Core: Systematic Teardown of the 89.5% Number Let me dissect this probability using the same framework I applied during the 2021 NFT bubble audit. First, liquidity concentration. On Polymarket, the top three yes-traders hold 62% of the outstanding contracts. This is not a diverse crowd. It is a cartel of speculators who can manipulate the price by placing small sell walls. Second, the oracle risk. The market settles based on a CFTC-regulated events committee—a centralized body that decides whether Xi Jinping physically stepped onto US soil. If the committee makes a controversial call, the entire contract becomes a governance token, not a prediction. Third, the economic asymmetry. The 10.5% probability on the no side implies a 9:1 payout ratio. But the liquidity on no is so shallow that a single $50,000 bet could push the no price to 30%, creating a false signal. Based on my 2018 audit of 0x Protocol v2, I learned that economic mismatches always surface when volumes dry up. The same applies here.
Contrarian: What the Bulls Got Right To be fair, prediction markets have outperformed traditional polls in forecasting election outcomes and sports events. The Polymarket data for the 2024 US election was within 1.2% of the final result. The bulls argue that even thin markets aggregate information more efficiently than surveys. They have a point—the no side traders are betting against a US visit precisely because they have access to insider knowledge about Xi’s scheduling conflicts or health issues. But this edge is ephemeral. The market structure ensures that early data is priced in within minutes, and latecomers are simply providing exit liquidity. The real value of prediction markets lies not in the probability number but in the volatility of that number over time. A sudden drop from 89.5% to 60% would be a stronger signal than any static figure. Yet the industry fixates on the snapshot, not the sequence.
Takeaway: Accountability Over Anecdotes Systemic risk hides in the complexity of the code. The 89.5% probability is not a truth; it is a thin market with a concentrated trader base, a centralized settlement mechanism, and zero friction costs for manipulation. If you are building a DeFi strategy around this number, you are betting on whale whims, not democratic foresight.
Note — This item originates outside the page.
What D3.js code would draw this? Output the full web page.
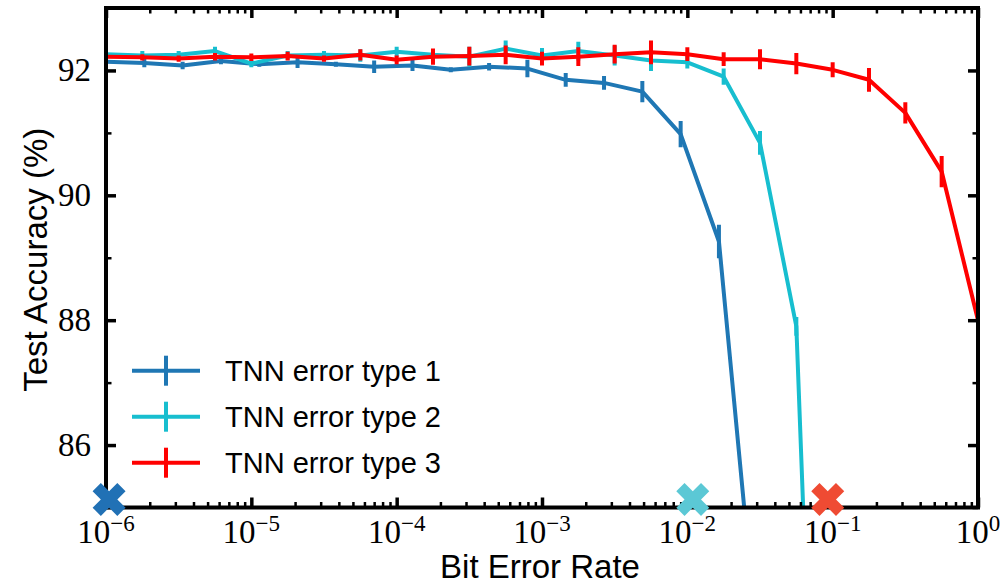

I recommend three actions immediately: verify the exact liquidity depth on both sides, check the transaction history for wash trading, and demand the event committee’s conflict-of-interest policy. Proof is required, not promise. Until prediction markets adopt standardized disclosure frameworks—like my DeFi Risk Checklist from the Terra collapse—these numbers remain entertainment, not infrastructure.